Roman Emperor Clothing
The tunic, the toga and the cloak:
The Toga was the standard loose flowing outer garment which was elaborately draped around the body ***
The tunic (tunica) was worn below the toga. The original tunic designs reached to the knees and had short sleeves. In the second century AD the style changed and long sleeves were acceptable in the tunic design ***
The cloak called a paludamentum which was fastened at the shoulder with a clasp, called a fibula
Roman Emperor Clothing - The Color Purple and the 'Trabea' Toga
The most associated color with Roman Emperor Clothing is the color purple. Only a Roman Emperor was allowed to wear the 'trabea' which was a toga entirely colored in purple and worn on ceremonial occasions. Statues of gods were also dressed in the purple trabea toga, emphasising the importance of the color and of course associating the Emperor with the Roman gods. The purple toga was also referred to as the Toga purpurea. Lesser mortals such as kings, senators, young sons of senators, augurs and some other important priests were allowed to have purple stripes on their togas. The width of the stripe varied accordance to their status.
Roman Emperor Clothing - Tyrian Purple Dye
Tyrian Purple Dye was an extremely expensive dye which originated in Tyre in Lebanon. The Phoenicians owned the monopoly on this purple dye which was was made by crushing thousands of sea shells called the Mediterranean Murex. It took ten thousand Murex mollusks to make dye just one toga worn as an time of Roman Emperor clothing. Tyrian purple dye was worth more than its weight in gold and therefore came to symbolise both the wealth and power and the Roman Emperors.
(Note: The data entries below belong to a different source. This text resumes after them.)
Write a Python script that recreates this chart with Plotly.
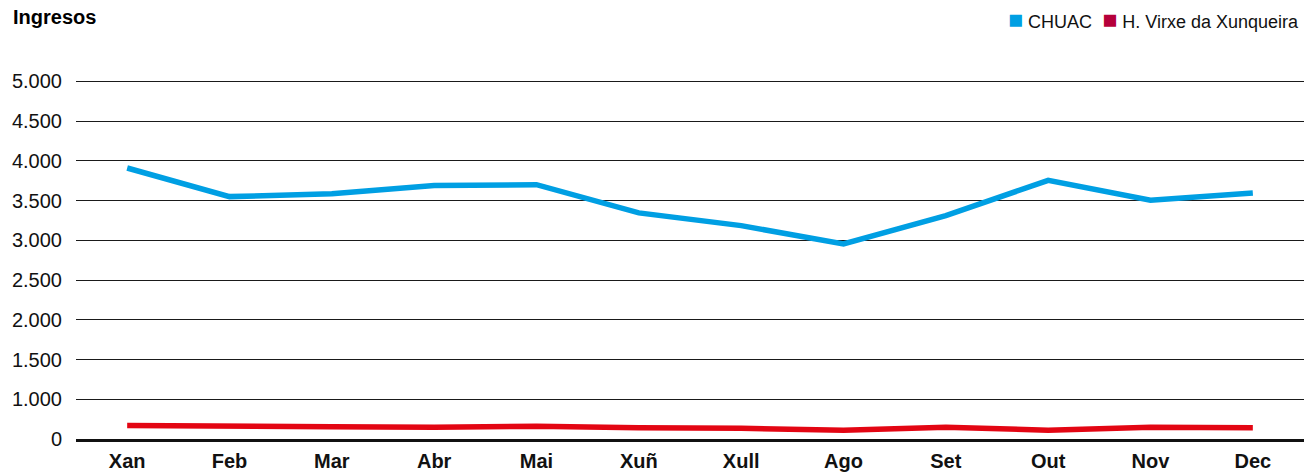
import plotly.graph_objects as go

months = ["Xan", "Feb", "Mar", "Abr", "Mai", "Xuñ", "Xull", "Ago", "Set", "Out", "Nov", "Dec"]
# values in axis units (bottom gridline, labelled "0", sits at 500)
chuac = [3910, 3550, 3585, 3690, 3700, 3345, 3185, 2955, 3310, 3755, 3505, 3595]
xunqueira = [670, 670, 655, 648, 660, 640, 635, 610, 648, 610, 648, 640]
tick_vals = [500, 1000, 1500, 2000, 2500, 3000, 3500, 4000, 4500, 5000]
tick_text = ["0", "1.000", "1.500", "2.000", "2.500", "3.000", "3.500", "4.000", "4.500", "5.000"]
series_names = ["CHUAC", "H. Virxe da Xunqueira"]

BLUE = "#009fe3"
RED = "#e30613"
RED_LEGEND = "#b5003a"
FONT = "Liberation Sans, Arial, sans-serif"

fig = go.Figure()
fig.add_trace(go.Scatter(x=months, y=chuac, mode="lines", line=dict(color=BLUE, width=5.5),
                         showlegend=False, name=series_names[0]))
fig.add_trace(go.Scatter(x=months, y=xunqueira, mode="lines", line=dict(color=RED, width=5.5),
                         showlegend=False, name=series_names[1]))

legend_text = (f"<span style='color:{BLUE};font-size:25px'>■</span> {series_names[0]}  "
               f"<span style='color:{RED_LEGEND};font-size:25px'>■</span> {series_names[1]}")
fig.add_annotation(text=legend_text, xref="paper", yref="paper",
                   x=1 - 3/1228, xanchor="right", y=1 + (79 - 19)/360, yanchor="middle",
                   showarrow=False, font=dict(family=FONT, size=18, color="#111"))

fig.update_layout(
    width=1313, height=476,
    margin=dict(l=76, r=9, t=79, b=37, autoexpand=False),
    paper_bgcolor="white", plot_bgcolor="white",
    showlegend=False,
    font=dict(family=FONT, size=20, color="#111"),
    title=dict(text="<b>Ingresos</b>", font=dict(family=FONT, size=20, color="#000"),
               xref="container", x=13/1313, xanchor="left",
               yref="container", y=1 - 17/476, yanchor="middle"),
    xaxis=dict(type="category", showgrid=False, showline=True, linecolor="#111", linewidth=2.5,
               ticks="", ticklabelstandoff=2,
               tickfont=dict(family=FONT, size=20, color="#111", weight="bold"),
               range=[-0.5, 11.5]),
    yaxis=dict(range=[500, 5030], tickvals=tick_vals, ticktext=tick_text,
               showgrid=True, gridcolor="#1a1a1a", gridwidth=1, zeroline=False,
               ticks="", ticklabelstandoff=13, tickfont=dict(family=FONT, size=20, color="#111")),
)

fig.write_html("out.html", config={"displayModeBar": False},
               post_script="document.body.style.margin='0';document.body.style.overflow='hidden';")
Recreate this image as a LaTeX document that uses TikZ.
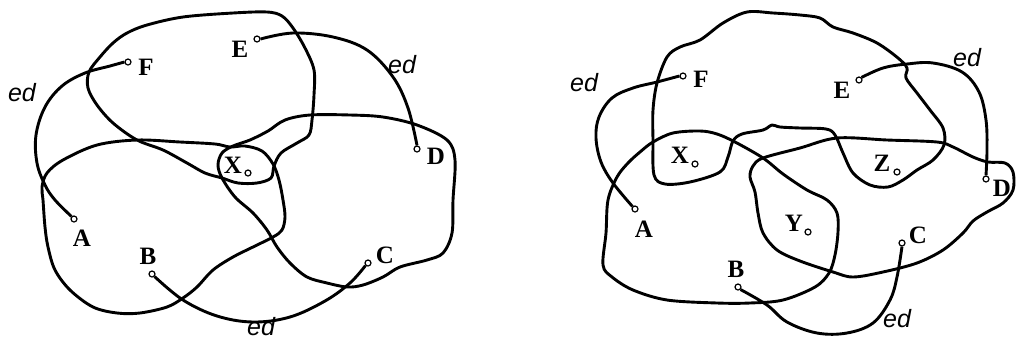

Roman Emperor Clothing - Sumptuary Laws
Roman Sumptuary Laws were imposed by the rulers of Ancient Rome to curb the expenditure of the people in relation to food, entertainment and clothing. The Sumptuary laws of Ancient Rome dictated that only the Emperor could wear a purple toga. Roman Clothing provided an immediate way of distinguishing 'Who was Who' in Ancient Rome - an easy and immediate way to identify rank and privilege, such as only the Roman Emperor was permitted to wear a purple toga. The penalties for violating Sumptuary Laws could be harsh - fines, the loss of property, title and even life. The Roman Sumptuary laws ensured that their class structure was fully maintained regardless of the wealth of a person - after all it would hardly be proper for a rich slave trader, no matter how rich he was, to wear the same purple toga as the Roman Emperor.
Roman Emperor Clothing - Toga picta
The Toga picta was another piece of Roman Emperor Clothing, which was also worn on special occasions such as the opening of gladiatorial games. Unlike all other types of toga, the material was not just dyed purple but was also richly embroidered and decorated with gold.
Roman Emperor Clothing - Tunics - Tunica Palmata
The tunic (tunica) was a garment of major importance in Roman clothing. The original tunic designs reached to the knees and had short sleeves. In the second century AD the style changed and long sleeves were acceptable in the tunic design. The Tunica Palmata was another item of Roman Emperor clothing. The Tunica Palmata was highly decorative which was covered in rich, gold embroidery depicting various forms of foliage. The borders on the wrists, neck and bottom edge of the Tunica Palmata were particularly highly decorated areas of this type of clothing.
Roman Emperor Clothing - Cloaks - The Paludamentum
The paludamentum was the name given to the cloak which was first worn by the Roman Emperor, and his generals, over their armor. The length of the cloak varied with time but eventually reached ankle length. The importance of the cloak increased and eventually superseded the toga picta as the state dress, especially during ceremonies involving the Roman Emperors which were held in colder climates such as Britain. The paludamentum cloak when worn as the state dress of the Roman Emperors was usually colored purple but other rich and expensive colors such as red, violet or dark blue were also used. The paludamentum cloak was fastened on the right shoulder of the emperors with an ornamental brooch, called a fibula, which was made of gold and precious jewels. The shape of the material used to make the paludamentum was at first rectangular but as time passed the top corners of the material were cut to fit the shoulders in a more snug fashion.